City Controller To Resign

Thomas Breen photo

City Controller Daryl Jones (right) with city Acting Budget Director Michael Gormany.

One of the city’s top financial staffers plans to resign at the end of the month after serving six years on the job.

City Controller Daryl Jones announced Monday night that he plans to resign from his position in City Hall effective March 1.

Mayor Justin Elicker confirmed Tuesday afternoon that Jones has decided to leave his job, which is the top city Department of Finance position responsible for overseeing all city expenditures, bonding for capital projects, information technology infrastructure, and overall city financial planning.

Jones declined to comment for this article. (Click here for a New Haven Register article by Mary O’Leary about how Jones broke the news Monday night to the Board of Alders Finance Committee.)

Daryl has put in an incredible amount of energy into the city and initiated a number of programs to help the city’s efficiency,” Elicker told the Independent. He singled out Jones’s leading efforts to get municipal departments to go paperless, moving many of their records online and reducing paper waste.

Elicker said he did not ask Jones to step down, but rather Jones decided to leave of his own accord. Jones, like many city department heads still working in the new mayoral administration, was appointed by former Mayor Toni Harp and had a city contract that extended through 2022.

I’m very appreciative of the work he’s done for the city,” Elicker said.

Jones and Gormany presenting to the aldermanic Finance Committee.

A New Haven native and former manager with the New York State Comptroller’s office, Jones returned to New Haven in Feb. 2014 to take the top city financial job during then-Mayor Toni Harp’s first term in office.

Jones prioritized during his term modernizing the city’s IT, mitigating municipal employee health care costs without sacrificing quality of care, reducing the city’s capital borrowing costs, and balancing the city’s budget come the end of every fiscal year.
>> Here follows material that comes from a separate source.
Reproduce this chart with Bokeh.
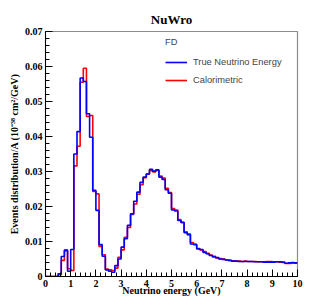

He played a key role in one of the city’s more controversial municipal finance moves during the Harp administration: the city’s restructuring of $160 million in existing debt in Aug. 2018, which added $89 million in increased debt service payments over the next 15 years.

Jones defended the move as flattening out a spike‑y debt payment structure that would have had the city paying upwards of $70 million per year in debt service payments in the near future before dropping to much lower levels. He also argued that the actual cost of the bond refinancing was significantly less than the $89 million sticker price because of the net present value.

Critics, including Elicker himself when he was running for mayor, decried the move as a payday loan” that scooped and tossed” millions of dollars of current debt into the future for subsequent generations of city taxpayers to have to bear and that produced a false sense of financial security—and allowed for no new tax increase—in an election year.

Jones took a leading role in pitching the alders to issue $250 million in pension obligation bonds (POB) in 2018 to help fill the city’s two underfunded municipal pensions. Alders ultimately turned down the idea as too risky of a financial move.

Elicker said that his administration will look to hire a new controller who is ethical, hard working, a creative problem solver, and, in particular to controller, I think it’s important to have someone with a background in the structure of municipal government in the way that contracts and municipal finance work. Because we need someone that can hit the ground running.”

He said Jones has agreed to stay in his position through March 1, which is when the mayor must deliver to the alders his administration’s proposed budget for next fiscal year.